А вечером, лежа на матраце ватном на печи, с черным хрустким сухарем и куском каменного рафинада, можно было читать удивительные книги, которые приносил отец. И две из них были любимыми, чуть ли не наизусть заученными: «Остров сокровищ» и «Робинзон Крузо».

Стонала тайга за окном от мороза, трещали бревна дома, голубели узоры инея на окнах, а он был далеко — в синих морях, на знойных островах с зелеными пальмами, среди благородных эсквайров и — ловких пиратов, ничуть не похожих на своих собратьев — злодеев из лагеря — скукоженных и безликих.

Возвращались в деревню уцелевшие на войне мужики — двужильные, тертые, просмоленные дымом фронтовых пожарищ. Они отличались от выдержанного в словах и приверженного к порядку отца: грубые, пьющие, неряшливые, изъясняющиеся матом. Грязные комья этих слов царапали душу Кирьяна, отвергающую их бесстыдную и циничную суть.

В новой жизни отца, как отдаленно он понимал, было много тайн. Вдруг зачастили к ним в дом странные гости. Все — явно из города, да из далекого, чужедальнего. Все — с подарками доселе невиданными. Отрезы материи, рубахи цветастые для него и отца, ботинки американские, консервы с иностранными этикетками — их он собирал и хранил, любуясь диковинной пестротой букв, рисунков и проникаясь загадочностью тех стран, из которых они чудом переместились сюда, в затерянную деревеньку.

Разные по возрасту и говору, гости были схожи между собой вкрадчивостью манер, нервными вежливыми смешками, значительным немногословием и быстрыми оценивающими взорами. Приходили они поздно, окольно, вечеряли с отцом в баньке, а утром растворялись бесследно, словно привиделись Кирьяну во сне. Но однажды услышал он из-под двери разговор отца и матери, выговаривавшей умоляюще, через слезы:

— Окстись! С кем связался! Они ж такие ж воры, как за проволокой сидят! Они ж не за «так» им помогают! А ты для них дурень деревенский, принеси-отнеси! А коли побег учинить соберутся, да от тебя подмоги попросят?!. Всех нас под каторгу подведешь!

— Деньги нужны, мать… — басил виновато отец. — И не на баловство какое, а на сына… Всю жизнь у меня за хребтом не просидит, моргнуть не успеем, а ему уже в большую жизнь уходить…

— А он и двух классов не прошел!

— Помогут мне с бумагами, обещали. Вроде как начальную школу закончил. А там, глядишь, в городе его пристроим.

— Да кто поможет-то в том?! Разбойники твои?!.

— А кто ж еще? Министр образования, что ль, документ за красивые глаза выпишет?

— Ой, уморишь ты нас…

— Молчи, тарахтелка… Знаю, что говорю! Ты меня еще за советскую бесовскую власть поагитируй!

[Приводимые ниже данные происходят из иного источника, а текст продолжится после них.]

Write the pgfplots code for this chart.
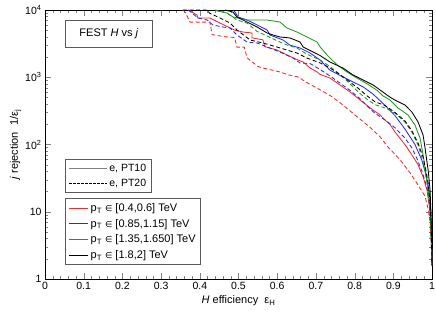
\documentclass[border=0pt]{standalone}
\usepackage{pgfplots}
\pgfplotsset{compat=1.18}
\usepackage{fontspec}
\setmainfont{Liberation Sans}
\newfontfamily\dejavu{DejaVu Sans}
\definecolor{cred}{RGB}{250,40,40}
\definecolor{cblue}{RGB}{40,40,245}
\definecolor{cgreen}{RGB}{30,150,30}
\definecolor{boxgray}{RGB}{90,90,90}
\begin{document}
\begin{tikzpicture}
\begin{axis}[
  width=387pt, height=269pt, scale only axis,
  xmin=0, xmax=1, ymin=1, ymax=10000, ymode=log,
  xtick={0,0.1,0.2,0.3,0.4,0.5,0.6,0.7,0.8,0.9,1},
  xticklabels={0,0.1,0.2,0.3,0.4,0.5,0.6,0.7,0.8,0.9,1},
  minor x tick num=4,
  ytick={1,10,100,1000,10000},
  yticklabels={1,10,10\textsuperscript{2},10\textsuperscript{3},10\textsuperscript{4}},
  tick align=inside,
  major tick length=6pt, minor tick length=3.5pt,
  tick label style={font=\fontsize{10.5}{12}\selectfont},
  xlabel={\textit{H} efficiency\ \ ε\textsubscript{H}},
  ylabel={\textit{j} rejection\ \ 1/ε\textsubscript{j}},
  label style={font=\fontsize{11}{13}\selectfont},
  xlabel style={yshift=1pt},
  ylabel style={yshift=-3pt},
  every axis plot/.append style={line width=0.85pt},
  legend style={at={(0.052,0.052)}, anchor=south west, draw=boxgray, line width=0.6pt,
    font=\fontsize{11}{12}\selectfont, row sep=2.6pt, inner sep=3pt,
    nodes={inner sep=1.8pt}},
  legend cell align=left,
  legend image post style={line width=0.8pt, xscale=1.15},
]
% ---- PT10 (solid) ----
\addplot[cred] coordinates {
(0.375,10000)(0.380,9300)(0.393,8400)(0.395,7600)(0.426,7600)(0.452,6400)(0.491,5000)
(0.512,4700)(0.535,4550)(0.535,3850)(0.563,3600)(0.568,2850)(0.599,2550)(0.625,2150)
(0.654,1800)(0.667,1690)(0.685,1370)(0.703,1200)(0.711,1100)(0.736,975)(0.762,770)
(0.788,605)(0.814,460)(0.840,350)(0.866,275)(0.879,230)(0.891,200)(0.904,155)(0.930,100)
(0.948,70)(0.964,50)(0.977,33)(0.987,21)(0.992,13.5)(0.997,8)(1.0,1.6)};
\addlegendentry{p\textsubscript{T} {\dejavu\fontsize{8.5}{9}\selectfont ∈} [0.4,0.6] TeV}
\addplot[cblue] coordinates {
(0.486,10000)(0.491,9300)(0.499,7870)(0.522,7100)(0.548,6000)(0.574,5040)(0.581,4250)
(0.615,3580)(0.633,3000)(0.659,2720)(0.685,2290)(0.711,1800)(0.736,1280)(0.770,1010)
(0.796,850)(0.822,720)(0.848,560)(0.879,380)(0.904,270)(0.930,170)(0.956,100)
(0.974,58)(0.982,40)(0.990,25)(0.995,15)(0.997,10)(1.0,1.6)};
\addlegendentry{p\textsubscript{T} {\dejavu\fontsize{8.5}{9}\selectfont ∈} [0.85,1.15] TeV}
\addplot[cgreen] coordinates {
(0.440,10000)(0.444,9700)(0.470,9030)(0.486,7870)(0.522,7100)(0.574,7100)(0.607,6630)
(0.625,5400)(0.651,4710)(0.677,3970)(0.703,3340)(0.711,2820)(0.729,2140)(0.755,1520)
(0.780,1200)(0.806,975)(0.832,800)(0.858,640)(0.873,530)(0.891,460)(0.912,349)
(0.938,275)(0.956,195)(0.969,125)(0.977,70)(0.982,45)(0.987,30)(0.992,17)(0.996,8)(1.0,1.6)};
\addlegendentry{p\textsubscript{T} {\dejavu\fontsize{8.5}{9}\selectfont ∈} [1.35,1.650] TeV}
\addplot[black] coordinates {
(0.465,10000)(0.486,9300)(0.496,7870)(0.522,6630)(0.548,5590)(0.574,4550)(0.589,4250)
(0.607,3970)(0.633,3840)(0.659,3340)(0.667,2820)(0.693,2370)(0.711,2100)(0.736,1690)
(0.770,1370)(0.796,1080)(0.822,910)(0.848,767)(0.873,604)(0.891,508)(0.904,459)
(0.930,387)(0.948,304)(0.964,216)(0.977,138)(0.982,89)(0.987,55)(0.990,42)(0.995,21)
(0.997,10.6)(1.0,1.6)};
\addlegendentry{p\textsubscript{T} {\dejavu\fontsize{8.5}{9}\selectfont ∈} [1.8,2] TeV}
% ---- PT20 (dashed) ----
\addplot[cred, dash pattern=on 4pt off 2.5pt, forget plot] coordinates {
(0.357,10000)(0.362,9300)(0.375,6600)(0.426,6600)(0.432,4300)(0.465,4000)(0.490,3900)
(0.496,2800)(0.515,2800)(0.522,1950)(0.550,1450)(0.561,1380)(0.607,1200)(0.630,1080)
(0.654,1010)(0.677,830)(0.711,650)(0.740,520)(0.762,420)(0.790,310)(0.806,260)
(0.840,180)(0.866,130)(0.884,95)(0.904,72)(0.922,55)(0.943,38)(0.964,25)(0.982,17)
(0.990,11)(0.995,7)(0.998,4)(1.0,1.6)};
\addplot[cblue, dash pattern=on 4pt off 2.5pt, forget plot] coordinates {
(0.370,10000)(0.380,9030)(0.395,7610)(0.419,7100)(0.434,5980)(0.460,5590)(0.478,5400)
(0.496,4250)(0.522,3340)(0.548,3230)(0.581,2720)(0.607,2370)(0.641,1930)(0.659,1630)
(0.685,1600)(0.711,1300)(0.736,1050)(0.762,820)(0.788,640)(0.814,480)(0.840,340)
(0.853,290)(0.879,231)(0.904,178)(0.930,125)(0.948,89)(0.961,62)(0.974,40)(0.987,23)
(0.992,15)(0.996,8)(0.998,4.5)(1.0,1.6)};
\addplot[cgreen, dash pattern=on 4pt off 2.5pt, forget plot] coordinates {
(0.440,10000)(0.470,9000)(0.496,7100)(0.522,6400)(0.548,4800)(0.574,4100)(0.599,3500)
(0.625,3020)(0.651,2720)(0.677,2200)(0.711,1800)(0.736,1450)(0.762,1100)(0.788,800)
(0.810,600)(0.832,470)(0.853,390)(0.879,349)(0.904,294)(0.930,216)(0.948,153)
(0.964,98)(0.974,63)(0.982,40)(0.988,25)(0.993,14)(0.997,6)(1.0,1.6)};
\addplot[black, dash pattern=on 4pt off 2.5pt, forget plot] coordinates {
(0.357,10000)(0.419,10000)(0.425,9000)(0.452,7610)(0.478,6410)(0.496,5040)(0.530,3580)
(0.563,3230)(0.599,2820)(0.625,2540)(0.651,2290)(0.677,1930)(0.711,1630)(0.736,1380)
(0.762,1100)(0.788,850)(0.810,680)(0.832,530)(0.853,430)(0.879,380)(0.904,300)
(0.930,225)(0.948,160)(0.964,105)(0.977,65)(0.984,42)(0.990,27)(0.995,14)(0.998,6)(1.0,1.6)};
\node[draw=boxgray, line width=0.6pt, anchor=north west, minimum width=87pt, minimum height=27pt,
  font=\fontsize{11}{13}\selectfont] at (rel axis cs:0.052,0.963) {FEST \textit{H} vs \textit{j}};
\end{axis}
\begin{axis}[
  width=387pt, height=269pt, scale only axis, hide axis,
  xmin=0, xmax=1, ymin=0, ymax=1,
  legend style={at={(0.052,0.320)}, anchor=south west, draw=boxgray, line width=0.6pt,
    font=\fontsize{10.5}{12}\selectfont, row sep=2pt, inner sep=3pt,
    nodes={inner sep=2pt}},
  legend cell align=left,
  legend image post style={xscale=2.2},
]
\addlegendimage{gray, line width=1.4pt}
\addlegendentry{e, PT10}
\addlegendimage{black, line width=0.6pt, dash pattern=on 2.5pt off 1.5pt}
\addlegendentry{e, PT20}
\end{axis}
\pgfresetboundingbox
\path[use as bounding box] ([shift={(-45pt,-35pt)}]current axis.south west) rectangle ([shift={(4pt,10pt)}]current axis.north east);
\end{tikzpicture}
\end{document}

— Ой, батюшка, что ж ты несешь-то? Вот же язык неугомонный! Услышит кто — сам за проволоку пойдешь, и нас за собой потянешь! Вон, глянь газеты, всюду шпионов и измену выискивают, а раньше, вспомни, и вовсе план у уполномоченных был по врагам народа… А не исполнишь плана, самого под гребенку!

— Так они-то враги и есть. А народ мы.

— Ох…

— А за меня не бойся. Я тебя и сынка под опалу не подведу. Знаю, что делаю. И мазурики эти вот у меня где, в кулаке. А начальство все продажное, шкуры, весь их «левак» мне известен, я их крепко под уздцы прихватил.

Так, умом своим маленьким, но пытливым и осторожным, уяснил Кирьян, что происходит он из рода таинственного, природой своей нравственной чуждой тому жизненному укладу, что возобладал в жизни нынешнего людского сообщества, и что законы сообщества этого соблюдать надобно лишь напоказ, дабы выжить, а внутри себя надлежит быть свободным, и задуманное вершить тайно, хитро и умело, никому не веря, никого ни о чем не прося и пустыми страхами не терзаясь.

Жизнь казалась ему безбрежным солнечным счастьем. И опоры ее были святы и неразменны: дом, семья, хозяйство. Но были и иные радости: бесконечные открытия, которые дарила тайга, сроднившаяся с ним и — книги, его друзья, открывавшие перед внутренним взором его иные миры, где жили люди, которых он не встречал на земле.